Publié le 04 novembre 2014 par Fredlafortune

L’écrivaine touche au plus près de son peuple et de l’histoire de son île dans “Bain de lune”, un grand roman paysan et poétique.

Yanick Lahens a reçu le prix Femina avec son émouvant livre Yanick Lahens a reçu le prix Femina avec son émouvant livre “Bain de lune”. © BALTEL/SIPA

Par VALÉRIE MARIN LA MESLÉE

“Dans toute cette histoire, il faudra tenir compte du vent, du sel, de l’eau, et pas seulement des hommes et des femmes”, murmure la jeune naufragée du nouveau roman de l’Haïtienne Yanick Lahens, qui vient de recevoir le prix Femina. Sauvée des eaux, la jeune fille interroge le grand livre familial qui s’étend de la fin des années 1950 à la fin des années 1980, remontant son arbre généalogique planté au coeur d’un village du bord de mer d’Haïti, Anse bleue. C’est un voyage total, comme ceux qu’un livre réussi fait accomplir au lecteur le moins averti de ces paysages et de cette histoire tumultueux que l’écrivaine offre dans Bain de lune. Elle y découvre le substrat de son île en suivant les destins de deux familles, les Lafleur et les Mésidor, réunies par le coup de foudre, un jour de marché, de Tertulien Mésidor pour Olmène Dorival, descendante Lafleur.

Petits bijoux

Se laisser “baptiser” par la poésie de tous ces noms qui ponctuent le roman et la présence naturelle du créole est la première étape d’un parcours qui s’arrête sur chaque génération. À côté des amours et déchirures de la vie privée, merveilleusement contées, la grande prouesse est encore au moins double : faire entrer l’histoire politique de l’île dans la vie quotidienne des personnages, ou comment Fénelon Dorival devient Tonton macoute au service de “l’homme à chapeau noir et lunettes épaisses” (François Duvalier) pour ne citer que son exemple, tout en montrant la force des croyances, le dialogue avec les éléments et la joyeuse chaleur humaine de ce monde paysan d’une résistance constante au pire.

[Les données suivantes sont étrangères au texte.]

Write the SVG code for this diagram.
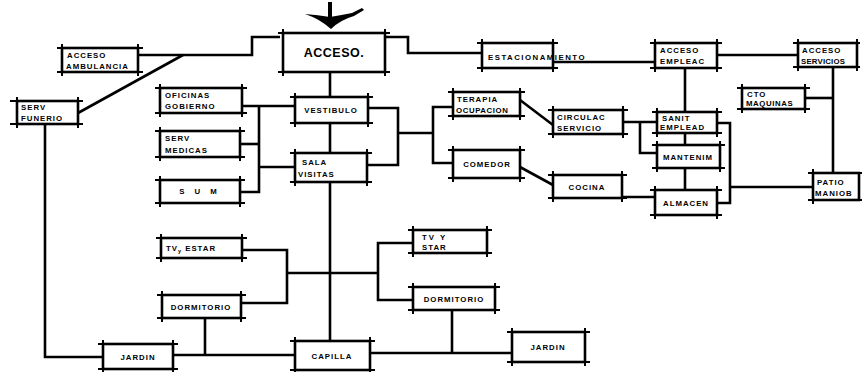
<svg xmlns="http://www.w3.org/2000/svg" width="862" height="372" viewBox="0 0 862 372">
<style>
.bx{fill:#fff;stroke:#000;stroke-width:2.6}
.tk{fill:none;stroke:#000;stroke-width:2}
.cn{fill:none;stroke:#000;stroke-width:2.6;stroke-linejoin:miter}
text{font-family:"Liberation Sans",Arial,sans-serif;font-weight:bold;font-size:7.8px;letter-spacing:1px;fill:#000}
.big{font-size:12.5px;letter-spacing:0.5px}
.c{text-anchor:middle}
</style>
<rect width="862" height="372" fill="#fff"/>

<g id="arrow">
<rect x="328" y="2" width="4" height="18" fill="#000"/>
<path d="M305,14 Q318,15 330,17 Q342,15 352,13 L362,8 L364,10 L354,16 Q340,20 331,29 Q320,19 305,14 Z" fill="#000"/>
</g>

<g id="connectors">
<path class="cn" d="M138,55 H252 V37 H280"/>
<path class="cn" d="M78,113 L183,55"/>
<path class="cn" d="M45,124 V357 H103"/>
<path class="cn" d="M385,37 H408 V53 H482"/>
<path class="cn" d="M553,62 H655"/>
<path class="cn" d="M717,55 H798"/>
<path class="cn" d="M330,72 V97"/>
<path class="cn" d="M330,123 V153"/>
<path class="cn" d="M330,182 V340"/>
<path class="cn" d="M242,106 H295"/>
<path class="cn" d="M240,144 H259"/>
<path class="cn" d="M240,192 H259 V106"/>
<path class="cn" d="M259,167 H295"/>
<path class="cn" d="M368,108 H398 V165 H367"/>
<path class="cn" d="M398,133 H433"/>
<path class="cn" d="M453,107 H433 V163 H453"/>
<path class="cn" d="M520,100 L553,125"/>
<path class="cn" d="M520,167 L553,185"/>
<path class="cn" d="M685,68 V112"/>
<path class="cn" d="M685,133 V145"/>
<path class="cn" d="M685,168 V190"/>
<path class="cn" d="M623,122 H657"/>
<path class="cn" d="M640,122 V153 H657"/>
<path class="cn" d="M717,123 H730 V203 H717"/>
<path class="cn" d="M730,187 H813"/>
<path class="cn" d="M622,197 H655"/>
<path class="cn" d="M833,67 V173"/>
<path class="cn" d="M805,98 H833"/>
<path class="cn" d="M242,250 H287 V303 H242"/>
<path class="cn" d="M287,273 H378"/>
<path class="cn" d="M413,243 H378 V300 H413"/>
<path class="cn" d="M452,310 V353"/>
<path class="cn" d="M370,353 H512"/>
<path class="cn" d="M205,318 V355"/>
<path class="cn" d="M173,355 H295"/>
</g>

<g id="acceso">
<rect class="bx" x="283" y="33" width="102" height="39"/>
<path class="tk" d="M278,33 H390 M278,72 H390 M283,29 V76 M385,29 V76"/>
<text class="big c" x="334" y="57">ACCESO.</text>
</g>
<g id="acceso-ambulancia">
<rect class="bx" x="62" y="48" width="76" height="24"/>
<path class="tk" d="M57,48 H143 M57,72 H143 M62,44 V76 M138,44 V76"/>
<text x="67" y="58">ACCESO</text>
<text x="66" y="69">AMBULANCIA</text>
</g>
<g id="serv-funerio">
<rect class="bx" x="17" y="101" width="61" height="23"/>
<path class="tk" d="M10,101 H83 M10,124 H83 M17,97 V128 M78,97 V128"/>
<text x="21" y="110">SERV</text>
<text x="21" y="121">FUNERIO</text>
</g>
<g id="oficinas-gobierno">
<rect class="bx" x="160" y="88" width="82" height="25"/>
<path class="tk" d="M155,88 H247 M155,113 H247 M160,84 V117 M242,84 V117"/>
<text x="165" y="98">OFICINAS</text>
<text x="165" y="109">GOBIERNO</text>
</g>
<g id="serv-medicas">
<rect class="bx" x="160" y="131" width="80" height="26"/>
<path class="tk" d="M155,131 H245 M155,157 H245 M160,127 V161 M240,127 V161"/>
<text x="165" y="141">SERV</text>
<text x="165" y="153">MEDICAS</text>
</g>
<g id="sum">
<rect class="bx" x="160" y="180" width="80" height="23"/>
<path class="tk" d="M155,180 H245 M155,203 H245 M160,176 V207 M240,176 V207"/>
<text class="c" x="200" y="194" style="letter-spacing:4px">S U M</text>
</g>
<g id="vestibulo">
<rect class="bx" x="295" y="97" width="73" height="26"/>
<path class="tk" d="M290,97 H373 M290,123 H373 M295,93 V127 M368,93 V127"/>
<text class="c" x="331" y="113">VESTIBULO</text>
</g>
<g id="sala-visitas">
<rect class="bx" x="295" y="153" width="72" height="29"/>
<path class="tk" d="M290,153 H372 M290,182 H372 M295,149 V186 M367,149 V186"/>
<text x="302" y="165">SALA</text>
<text x="298" y="177">VISITAS</text>
</g>
<g id="terapia-ocupacion">
<rect class="bx" x="453" y="92" width="67" height="24"/>
<path class="tk" d="M448,92 H525 M448,116 H525 M453,88 V120 M520,88 V120"/>
<text x="457" y="102">TERAPIA</text>
<text x="456" y="113" style="letter-spacing:0.6px">OCUPACION</text>
</g>
<g id="comedor">
<rect class="bx" x="453" y="150" width="67" height="28"/>
<path class="tk" d="M448,150 H525 M448,178 H525 M453,146 V182 M520,146 V182"/>
<text class="c" x="487" y="167">COMEDOR</text>
</g>
<g id="circulac-servicio">
<rect class="bx" x="553" y="110" width="70" height="24"/>
<path class="tk" d="M548,110 H628 M548,134 H628 M553,106 V138 M623,106 V138"/>
<text x="557" y="120">CIRCULAC</text>
<text x="557" y="131">SERVICIO</text>
</g>
<g id="cocina">
<rect class="bx" x="553" y="175" width="69" height="23"/>
<path class="tk" d="M548,175 H627 M548,198 H627 M553,171 V202 M622,171 V202"/>
<text class="c" x="587" y="190">COCINA</text>
</g>
<g id="estacionamiento">
<rect class="bx" x="482" y="43" width="71" height="25"/>
<path class="tk" d="M477,43 H558 M477,68 H558 M482,39 V72 M553,39 V72"/>
<text x="488" y="60" style="letter-spacing:1.5px">ESTACIONAMIENTO</text>
</g>
<g id="acceso-empleac">
<rect class="bx" x="655" y="43" width="62" height="25"/>
<path class="tk" d="M650,43 H722 M650,68 H722 M655,39 V72 M717,39 V72"/>
<text x="660" y="53">ACCESO</text>
<text x="660" y="64">EMPLEAC</text>
</g>
<g id="acceso-servicios">
<rect class="bx" x="798" y="43" width="59" height="24"/>
<path class="tk" d="M793,43 H860 M793,67 H860 M798,39 V71 M857,39 V71"/>
<text x="802" y="53">ACCESO</text>
<text x="801" y="64" style="letter-spacing:0.2px">SERVICIOS</text>
</g>
<g id="cto-maquinas">
<rect class="bx" x="742" y="88" width="63" height="21"/>
<path class="tk" d="M737,88 H810 M737,109 H810 M742,84 V113 M805,84 V113"/>
<text x="747" y="97">CTO</text>
<text x="746" y="106" style="letter-spacing:0.6px">MAQUINAS</text>
</g>
<g id="sanit-empleado">
<rect class="bx" x="657" y="112" width="60" height="21"/>
<path class="tk" d="M652,112 H722 M652,133 H722 M657,108 V137 M717,108 V137"/>
<text x="662" y="121">SANIT</text>
<text x="660" y="130">EMPLEAD</text>
</g>
<g id="mantenim">
<rect class="bx" x="657" y="145" width="63" height="23"/>
<path class="tk" d="M652,145 H725 M652,168 H725 M657,141 V172 M720,141 V172"/>
<text class="c" x="688" y="160">MANTENIM</text>
</g>
<g id="almacen">
<rect class="bx" x="655" y="190" width="62" height="25"/>
<path class="tk" d="M650,190 H722 M650,215 H722 M655,186 V219 M717,186 V219"/>
<text class="c" x="686" y="206">ALMACEN</text>
</g>
<g id="patio-maniob">
<rect class="bx" x="813" y="173" width="46" height="27"/>
<path class="tk" d="M808,173 H862 M808,200 H862 M813,169 V204"/>
<text x="817" y="185">PATIO</text>
<text x="815" y="196">MANIOB</text>
</g>
<g id="tv-estar-1">
<rect class="bx" x="161" y="238" width="81" height="20"/>
<path class="tk" d="M156,238 H247 M156,258 H247 M161,234 V262 M242,234 V262"/>
<text x="166" y="251">TV<tspan font-size="5.5" dy="2">y</tspan><tspan dy="-2"> ESTAR</tspan></text>
</g>
<g id="dormitorio-1">
<rect class="bx" x="162" y="295" width="79" height="23"/>
<path class="tk" d="M157,295 H246 M157,318 H246 M162,291 V322 M241,291 V322"/>
<text class="c" x="201" y="310">DORMITORIO</text>
</g>
<g id="tv-star-2">
<rect class="bx" x="413" y="230" width="74" height="23"/>
<path class="tk" d="M408,230 H492 M408,253 H492 M413,226 V257 M487,226 V257"/>
<text x="422" y="240" style="letter-spacing:2px">TV  Y</text>
<text x="422" y="250">STAR</text>
</g>
<g id="dormitorio-2">
<rect class="bx" x="413" y="287" width="82" height="23"/>
<path class="tk" d="M408,287 H500 M408,310 H500 M413,283 V314 M495,283 V314"/>
<text class="c" x="454" y="302">DORMITORIO</text>
</g>
<g id="jardin-1">
<rect class="bx" x="103" y="344" width="70" height="25"/>
<path class="tk" d="M98,344 H178 M98,369 H178 M103,340 V372 M173,340 V372"/>
<text class="c" x="138" y="360">JARDIN</text>
</g>
<g id="capilla">
<rect class="bx" x="295" y="341" width="75" height="29"/>
<path class="tk" d="M290,341 H375 M290,370 H375 M295,337 V372 M370,337 V372"/>
<text class="c" x="332" y="359">CAPILLA</text>
</g>
<g id="jardin-2">
<rect class="bx" x="512" y="332" width="73" height="30"/>
<path class="tk" d="M507,332 H590 M507,362 H590 M512,328 V366 M585,328 V366"/>
<text class="c" x="548" y="350">JARDIN</text>
</g>
</svg>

Plus on avance dans le siècle, plus il y a de départs dans la famille… Et les scènes, comme de petits bijoux, retracent ce que le pays, avec sa succession de “loups du moment”, a vécu dans sa chair. Rien que ce jour où Léosthène Dorival revient au pays : il tait d’abord aux siens son départ en bateau au fond d’une cale atroce, pour raconter fièrement son retour en avion, qui fait l’événement à Anse bleue où le jeune homme retrouve le paysage et la case de son enfance, où il respire “l’air de cette unique pièce où sommeillait son innocence”. Dans la tradition haïtienne du roman paysan, marquée par le classique de Jacques Roumain Gouverneurs de la rosée et plus récemment par La Belle Amour humaineoù Lyonel Trouillot faisait entendre les voix du village d’Anse-à-Foleur, ce Bain de lune de Yanick Lahens s’impose par sa grande beauté lucide.